😃Classification
torch를 이용한 간단한 classification 모델을 구현해봅시다.
import numpy as np
import pandas as pd
import matplotlib.pyplot as plt
from tqdm import tqdm
import torch
import torch.nn as nn
from torch.utils.data import Dataset, DataLoader
import torchvision
from torchvision import transforms, datasets
# Colab
device = torch.device("cuda:0") if torch.cuda.is_available() else torch.device("cpu")
# Data Download
train_data = datasets.CIFAR10('./data', download= True, train = True, transform = transforms.ToTensor())
class MyDataset(Dataset):
def __init__(self, data = train_data.data, label = train_data.targets):
self.x = torch.tensor( data / 255. , dtype = torch.float).permute(0, 3, 1, 2)
self.y = torch.tensor(label, dtype = torch.long)
def __len__(self):
return self.x.shape[0]
def __getitem__(self, index):
return self.x[index], self.y[index]
def prepare_loaders(datas = train_data.data, labels = train_data.targets, index_num = 30000, batch = 128*2):
train = datas[:index_num]
valid = datas[index_num:]
train_label = labels[:index_num] # 30000 labels
valid_label = labels[index_num:] # 20000 labels
train_ds = MyDataset(data = train, label = train_label)
valid_ds = MyDataset(data = valid, label = valid_label)
train_loader = DataLoader(train_ds, batch_size = batch, shuffle = True)
valid_loader = DataLoader(valid_ds, batch_size = batch, shuffle = False)
return train_loader, valid_loader
train_loader, valid_loader = prepare_loaders()

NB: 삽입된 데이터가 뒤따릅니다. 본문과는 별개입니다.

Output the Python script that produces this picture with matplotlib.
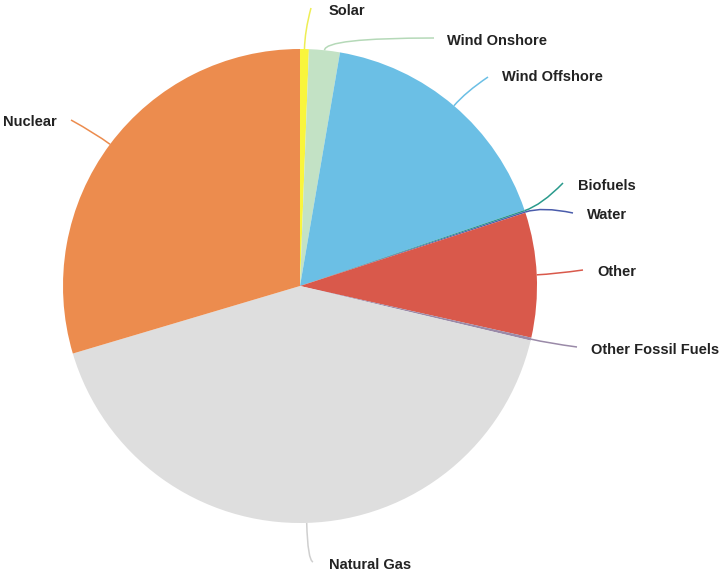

data = next(iter(train_loader))
class Model(nn.Module):
def __init__(self):
super().__init__()
self.conv1 = nn.Conv2d(in_channels = 3, out_channels = 16, kernel_size = 3, stride = 1, padding = 1)
self.conv2 = nn.Conv2d(in_channels = 16, out_channels = 32, kernel_size = 7, stride = 1, padding = 0)
self.pool = nn.MaxPool2d(2, 2)
k = 32*13*13
self.seq = nn.Sequential(
nn.Linear(k, 512),
nn.ReLU(),
nn.Linear(512, 10),
nn.LogSoftmax(dim=-1),
)
def forward(self, x):
x = self.conv1(x)
x = self.conv2(x)
x = self.pool(x)
y = torch.flatten(x, start_dim = 1)
y = self.seq(y)
return y
model = Model().to(device)
loss_fn = nn.NLLLoss()
optimizer = torch.optim.Adam(model.parameters())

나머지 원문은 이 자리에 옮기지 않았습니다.